Nun haben die österreichischen Sozialdemokraten mit Andreas Babler einen Parteichef, der ebenfalls weiter links steht und dem viele nicht zugetraut haben, ganz nach oben zu kommen. Und prompt reist eine aus dem linken Flügel der SPD an, die selbst einmal als Rebellin gegen das Parteiestablishment inszeniert wurde. Zufall? Überinterpretation? Jedenfalls fällt auf, dass Esken nicht den ganzen Tag bei der Wiener Machtelite der SPÖ verbringen wird, wo dem neuen Chef längst nicht alle wohlgesonnen sind. Stattdessen fährt sie mit Babler in dessen niederösterreichische Heimatgemeinde, das kleine Traiskirchen.
„Beispiellose Euphorie“
Klar ist, der Österreicher wurde von den deutschen Sozialdemokraten mehr als nur registriert. Vergangenen Sommer stand er beim jährlichen Hoffest der SPD im Berliner Tipi am Kanzleramt auf der Bühne – neben dem Kanzler, den beiden SPDChefs und dem parlamentarischen Fraktionsführer Rolf Mützenich. Vor einem Monat lud ihn die SPD-nahe Friedrich-Ebert-Stiftung zu einem Vortrag ein. Moderiert wurde die Veranstaltung von einer Politikkorrespondentin der Wochenzeitschrift „Die Zeit“, die Babler als „vielleicht die Hoffnungsfigur der Sozialdemokraten in Europa“vorstellte.
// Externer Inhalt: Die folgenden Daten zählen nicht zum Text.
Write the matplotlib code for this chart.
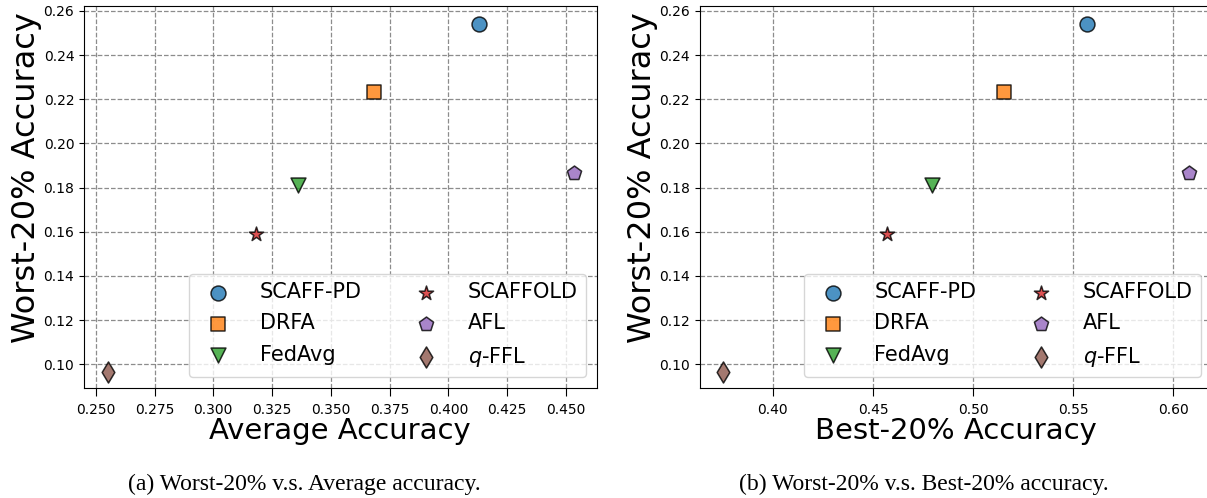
import matplotlib
matplotlib.use("Agg")
import matplotlib.pyplot as plt
from matplotlib.ticker import FormatStrFormatter

methods = ["SCAFF-PD", "DRFA", "FedAvg", "SCAFFOLD", "AFL", "$q$-FFL"]
markers = ["o", "s", "v", "*", "p", "d"]
colors = ["#1f77b4", "#ff7f0e", "#2ca02c", "#d62728", "#9467bd", "#8c564b"]

worst20 = [0.2540, 0.2232, 0.1810, 0.1592, 0.1866, 0.0966]
average = [0.4129, 0.3682, 0.3361, 0.3180, 0.4533, 0.2551]
best20 = [0.5566, 0.5153, 0.4797, 0.4570, 0.6080, 0.3750]

y_ticks = [0.10, 0.12, 0.14, 0.16, 0.18, 0.20, 0.22, 0.24, 0.26]
avg_ticks = [0.250, 0.275, 0.300, 0.325, 0.350, 0.375, 0.400, 0.425, 0.450]
best_ticks = [0.40, 0.45, 0.50, 0.55, 0.60]

W, H = 1207, 498
fig = plt.figure(figsize=(W / 100, H / 100), dpi=100)

def px_axes(x0, x1, y0, y1):
    return fig.add_axes([x0 / W, 1 - y1 / H, (x1 - x0) / W, (y1 - y0) / H])

ax1 = px_axes(84, 596.7, 6.3, 387.7)
ax2 = px_axes(699.5, 1211.5, 6.3, 387.7)

def draw(ax, xs, xlabel, xlim, xticks, fmt):
    ax.set_axisbelow(True)
    ax.grid(True, linestyle="--", color="gray", linewidth=0.9, alpha=0.9)
    for i in range(len(methods)):
        ax.scatter(xs[i], worst20[i], marker=markers[i], s=115, color=colors[i],
                   alpha=0.8, edgecolors="black", linewidths=1.1,
                   label=methods[i], zorder=3)
    ax.set_xlim(*xlim)
    ax.set_ylim(0.0894, 0.2621)
    ax.set_xticks(xticks)
    ax.set_yticks(y_ticks)
    ax.xaxis.set_major_formatter(FormatStrFormatter(fmt))
    ax.yaxis.set_major_formatter(FormatStrFormatter("%.2f"))
    ax.tick_params(labelsize=10)
    ax.tick_params(axis="x", length=5.5, pad=5.5)
    ax.set_xlabel(xlabel, fontsize=21)
    ax.set_ylabel("Worst-20% Accuracy", fontsize=23)
    ax.xaxis.set_label_coords(0.5, (387.7 - 431) / 381.4)
    ax.xaxis.label.set_va("center")
    ax.yaxis.set_label_coords(-0.112, (387.7 - 178) / 381.4)
    ax.yaxis.label.set_va("center")
    ax.legend(loc="lower right", ncol=2, fontsize=15, handletextpad=1.0,
              columnspacing=2.1, labelspacing=0.55, borderpad=0.4,
              scatterpoints=1)

draw(ax1, average, "Average Accuracy", (0.245, 0.4631), avg_ticks, "%.3f")
draw(ax2, best20, "Best-20% Accuracy", (0.3634, 0.6190), best_ticks, "%.2f")

fig.text(304 / W, 1 - 484 / H, "(a) Worst-20% v.s. Average accuracy.",
         family="Liberation Serif", fontsize=17, ha="center", va="center")
fig.text(923.5 / W, 1 - 484 / H, "(b) Worst-20% v.s. Best-20% accuracy.",
         family="Liberation Serif", fontsize=17, ha="center", va="center")

fig.savefig("out.png", dpi=100)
In der
„Zeit“stand zuvor, der linke Babler werde „Strategiedebatten in ganz Europa beleben“, sollte er Erfolg haben.
Bei Bablers Berlin-Besuch im März sah der Berliner „Tagesspiegel“dann eine „beispiellose Welle der Euphorie durch die österreichische Sozialdemokratie“rollen und fragte: „Muss Scholz mehr Babler wagen?“Ein Mitglied des SPD-Parteivorstands – der bayerische Parlamentarier Sebastian Roloff – nannte ihn im „Tagesspiegel“ein „Vorbild“. Der Chef der traditionell weit links stehenden SPD-Jugendorganisation Jusos, Philipp Türmer, ließ sich mit folgendem Satz zitieren: „Auch ein bisschen selbstkritisch muss man feststellen, dass Andi Babler es aktuell unter Sozialdemokratinnen und Sozialdemokraten am besten versteht, eine positive linke Zukunftserzählung zu formulieren.“Ein bemerkenswerter Satz, angesichts eines Sozialdemokraten im deutschen Kanzleramt.
Tatsächlich ist der Kontrast zwischen Babler und Scholz groß: Zwar begannen beide ihre Parteikarrieren am äußersten linken Rand. Der Deutsche wurde Rechtsanwalt, war unter Gerhard Schröder SPD-Generalsekretär, Hamburger Bürgermeister, diente Angela Merkel als Finanzminister und Vizekanzler. Babler machte sein Geld als Arbeiter, regierte noch nie mehr als die 17.000Einwohner-Gemeinde Traiskirchen. Scholz wurde ein Mitte-Politiker, das Gesicht der Großen Koalition. Babler gilt als Rebell, der mit seiner Biografie die Sehnsucht nach einem authentischen Linken bedienen kann.
Noch keine Breitenwirkung
In jüngerer Vergangenheit war ein anderer österreichischer Politiker auf die deutsche Bühne gedrängt: In den Merkel-Jahren diente Sebastian Kurz als Projektionsfläche konservativer Politiker, die sich einen härteren Kurs in der Migrationsfrage wünschten. Vor allem zu „Bild“und „Welt“– zwei Medien des AxelSpringer-Verlags – baute Kurz eine Beziehung auf. „So einen brauchen wir auch!“, titelte „Bild“einmal über den damaligen Kanzler.
Von solcher Breitenwirkung ist Babler in Deutschland noch weit entfernt. Ein deutscher Politologe und SPD-Kenner schreibt auf Anfrage der „Presse“etwa, ihm sei der Österreicher in Bezug auf die deutsche Politdebatte bisher nicht aufgefallen.